It suffice to say that 2018 was not the most stellar year for Tesla. 2019 alone has Tesla all roughed up, starting with the SEC filing Elon Musk for contempt, announcing and retracting announcements, and foreseeing a not so profitable first quarter.
CEO Elon Musk isn’t new with clashes with the SEC, but it’s starting to take its toll. In his motion against the SEC filing, he said that the proposal to have him held in contempt, caused Tesla’s stock price to go down 3.4 percent.
Moreover, the public and investors are in shambles with Tesla’s on-again and off-again announcements. Earlier in February, the company announced to shut down most of its physical stores to support the $35,000 Model 3 but later on said that it would keep stores open although will raise prices on its other vehicles, instead.
The electric car company hopes to reignite interest and trust in the company’s line of electric vehicles to get it up and running again. Especially now that pre-orders of the Model 3 is, finally, well on its way in terms of production, but significantly the demand for it is fading.

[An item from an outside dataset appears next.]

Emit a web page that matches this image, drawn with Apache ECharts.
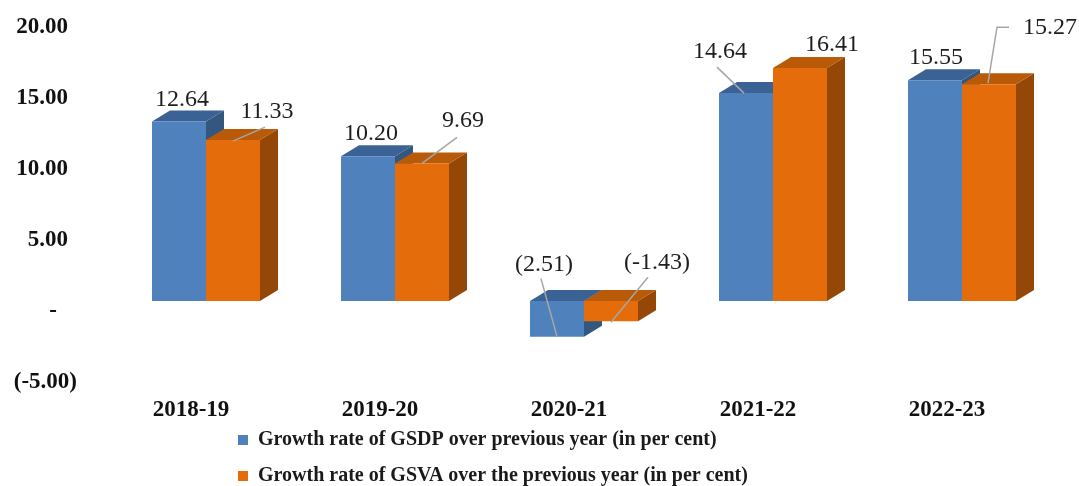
<!DOCTYPE html>
<html><head><meta charset="utf-8">
<script src="https://cdn.jsdelivr.net/npm/echarts@6/dist/echarts.min.js"></script>
<style>html,body{margin:0;padding:0;background:#fff}#c{width:1079px;height:486px}</style>
</head><body><div id="c"></div>
<script>
const categories = ['2018-19', '2019-20', '2020-21', '2021-22', '2022-23'];
const gsdpValues = [12.64, 10.20, -2.51, 14.64, 15.55];
const gsvaValues = [11.33, 9.69, -1.43, 16.41, 15.27];
const seriesNames = [
  'Growth rate of GSDP over previous year (in per cent)',
  'Growth rate of GSVA over the previous year (in per cent)'
];
const yMin = -5, yMax = 20, yStep = 5;

// label placement relative to the bar end (front face centre), plus leader lines
const gsdpLabelLayout = [
  {dx: 3, dy: -22},
  {dx: 3, dy: -22},
  {dx: -13, dy: -72, line: [[-16, -58], [0, 0]]},
  {dx: -26, dy: -41, line: [[-29, -26], [-2, 0]]},
  {dx: 1, dy: -22}
];
const gsvaLabelLayout = [
  {dx: 34, dy: -28, line: [[0, 1], [32, -13]]},
  {dx: 41, dy: -43, line: [[0, 0], [35, -26]]},
  {dx: 46, dy: -59, line: [[37, -44], [0, 1]]},
  {dx: 32, dy: -23},
  {dx: 61, dy: -56, line: [[20, -57], [8, -57], [-1, -1]]}
];

const BAR_FRAC = 54 / 189;
const DEPTH_X = 18, DEPTH_Y = -11;
const SERIF = '"Liberation Serif", "Times New Roman", serif';

function fmtGsdp(v) { return v < 0 ? '(' + Math.abs(v).toFixed(2) + ')' : v.toFixed(2); }
function fmtGsva(v) { return v < 0 ? '(' + v.toFixed(2) + ')' : v.toFixed(2); }

function makeRender(side, colors, layout, fmt) {
  return function (params, api) {
    const i = api.value(0), v = api.value(1);
    const base = api.coord([i, 0]);
    const end = api.coord([i, v]);
    const band = api.size([1, 0])[0];
    const w = band * BAR_FRAC;
    const cx = base[0];
    const x0 = side < 0 ? cx - w : cx;
    const x1 = x0 + w;
    const yTop = Math.min(base[1], end[1]);
    const yBot = Math.max(base[1], end[1]);
    const dx = DEPTH_X, dy = DEPTH_Y;
    const children = [
      {type: 'polygon', shape: {points: [[x1, yTop], [x1 + dx, yTop + dy], [x1 + dx, yBot + dy], [x1, yBot]]}, style: {fill: colors.side}},
      {type: 'polygon', shape: {points: [[x0, yTop], [x0 + dx, yTop + dy], [x1 + dx, yTop + dy], [x1, yTop]]}, style: {fill: colors.top}},
      {type: 'rect', shape: {x: x0, y: yTop, width: w, height: yBot - yTop}, style: {fill: colors.front}}
    ];
    const L = layout[params.dataIndex];
    const ax = (x0 + x1) / 2, ay = end[1];
    if (L.line) {
      children.push({type: 'polyline', shape: {points: L.line.map(p => [ax + p[0], ay + p[1]])},
        style: {stroke: '#a6a6a6', lineWidth: 1.5, fill: null}});
    }
    children.push({type: 'text', x: ax + L.dx, y: ay + L.dy,
      style: {text: fmt(v), fill: '#1e1e1e', font: '24px ' + SERIF, align: 'center', verticalAlign: 'middle'}});
    return {type: 'group', children: children};
  };
}

const legendText = {fontFamily: SERIF, fontWeight: 'bold', fontSize: 20, color: '#1a1a1a', padding: [0, 0, 0, 5]};

const chart = echarts.init(document.getElementById('c'), null, {renderer: 'canvas'});
chart.setOption({
  animation: false,
  backgroundColor: '#ffffff',
  grid: {left: 111.5, right: 22.5, top: 17, bottom: 114, containLabel: false},
  legend: [
    {left: 233, top: 425, itemWidth: 10, itemHeight: 10, icon: 'rect', data: [seriesNames[0]], textStyle: legendText},
    {left: 233, top: 461, itemWidth: 10, itemHeight: 10, icon: 'rect', data: [seriesNames[1]], textStyle: legendText}
  ],
  xAxis: {
    type: 'category', data: categories,
    axisLine: {show: false, onZero: false}, axisTick: {show: false}, splitLine: {show: false},
    axisLabel: {fontFamily: SERIF, fontWeight: 'bold', fontSize: 23, color: '#111', margin: 27, padding: [0, 30, 0, 0]}
  },
  yAxis: {
    type: 'value', min: yMin, max: yMax, interval: yStep,
    axisLine: {show: false}, axisTick: {show: false}, splitLine: {show: false},
    axisLabel: {
      fontFamily: SERIF, fontWeight: 'bold', fontSize: 23, color: '#111', margin: 34.5,
      padding: [20, 0, 0, 0],
      formatter: function (v) {
        if (v > 0) return v.toFixed(2) + '{p| }';
        if (v === 0) return '-{q| }';
        return '(' + v.toFixed(2) + ')';
      },
      rich: {
        p: {width: 9, fontSize: 23, fontFamily: SERIF},
        q: {width: 20, fontSize: 23, fontFamily: SERIF}
      }
    }
  },
  series: [
    {
      name: seriesNames[0], type: 'custom', itemStyle: {color: '#4f81bd'},
      renderItem: makeRender(-1, {front: '#4f81bd', top: '#3b6295', side: '#34577f'}, gsdpLabelLayout, fmtGsdp),
      data: gsdpValues.map((v, i) => [i, v]), encode: {x: 0, y: 1}
    },
    {
      name: seriesNames[1], type: 'custom', itemStyle: {color: '#e46c0a'},
      renderItem: makeRender(1, {front: '#e46c0a', top: '#b85a07', side: '#944707'}, gsvaLabelLayout, fmtGsva),
      data: gsvaValues.map((v, i) => [i, v]), encode: {x: 0, y: 1}
    }
  ]
});
</script>
</body></html>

On the other hand, the Sports Utility Vehicle or the SUV market is booming. People seem to want bigger and buffer cars compared to conventional 4-seater passenger cars. As of January, SUVs and crossovers made up 45% of sales in the United States; on average more than two out of three vehicles sold were SUVs.
Car companies are taking note and designing their big rig vehicles to meet customer demands. Last year alone, the Toyota RAV4, Nissan Rogue, and Honda CR-V lead last year’s 4th quarter sales.
Moreover, Jeep sold 20 percent more vehicles in the US than it did three years ago. The company claims that it can even double their profits by 2022.
With the success and attention SUVs are attracting, Tesla can’t help but to want a slice.
Tesla introduced to the public their long-awaited Model Y last Thursday night and reactions aren’t what the company was hoping for. Analysts are saying that the brand new Model Y was “underwhelming,” and that they’re “not surprised.”
Although, Tesla already has an SUV in its line, the Model X, but priced at the more high-end luxury side at a whopping $100,000. Even with prices that high, it only accounted for 15% of Tesla’s sales in the fourth quarter.
Tesla’s stock is down 10% since February and hoped that the unveiling of the Model Y would turn things around. However, it did precisely the opposite. The electric car maker’s stock fell by about 4 percent in intraday trading, further straining shares that are down by more than 16 percent and have lost roughly $7.4 billion in market value so far this year. The company is currently valued at about $48.1 billion.
As of the moment, the Model Y will cost between $39,000 to $60,000 depending on the extras and is about 10 percent bigger than Tesla’s Model 3. It, in fact, has seven seats which we did not see coming as it’s only 10% bigger than the Model 3. The seven-seater feature is seen on the Model X. Moreover, the Model Y has a panoramic glass roof and 66 cubic feet of cargo space.
But, as critics say, Tesla needed to innovate more if they wanted the Model Y to improve their stocks. However, unlike 11 years ago, when Tesla started mass producing electric cars, a lot of car companies have joined the bandwagon and are creating their versions of electric vehicles–Sedans, SUVs, and crossovers.
China, one of Musk’s most desired markets, have at least 48 electric SUVs available in their market according to Autohome. Even though Tesla has stationed a Gigafactory in China, it’s still vague how the company’s future will pan out.
Moreover, the current pricing of Tesla vehicles in China are significantly more expensive than when you purchase it in the US. As of the moment, it’s faith still dangles on it’s Shanghai Gigafactory, hoping to cut prices enough and make Tesla more accessible to the Chinese market.
With all that’s said, with how the public and analysts describe the Model Y, it won’t be Tesla’s saving grace. But, hopes are still high, as the company aims to resolve past issues regarding production and delivery issues that stifled the company’s growth and the public’s favor.
Then again, it would have been wiser if Tesla followed initial advice not to have pursued the mass population and worked with niche markets that allowed it to grow.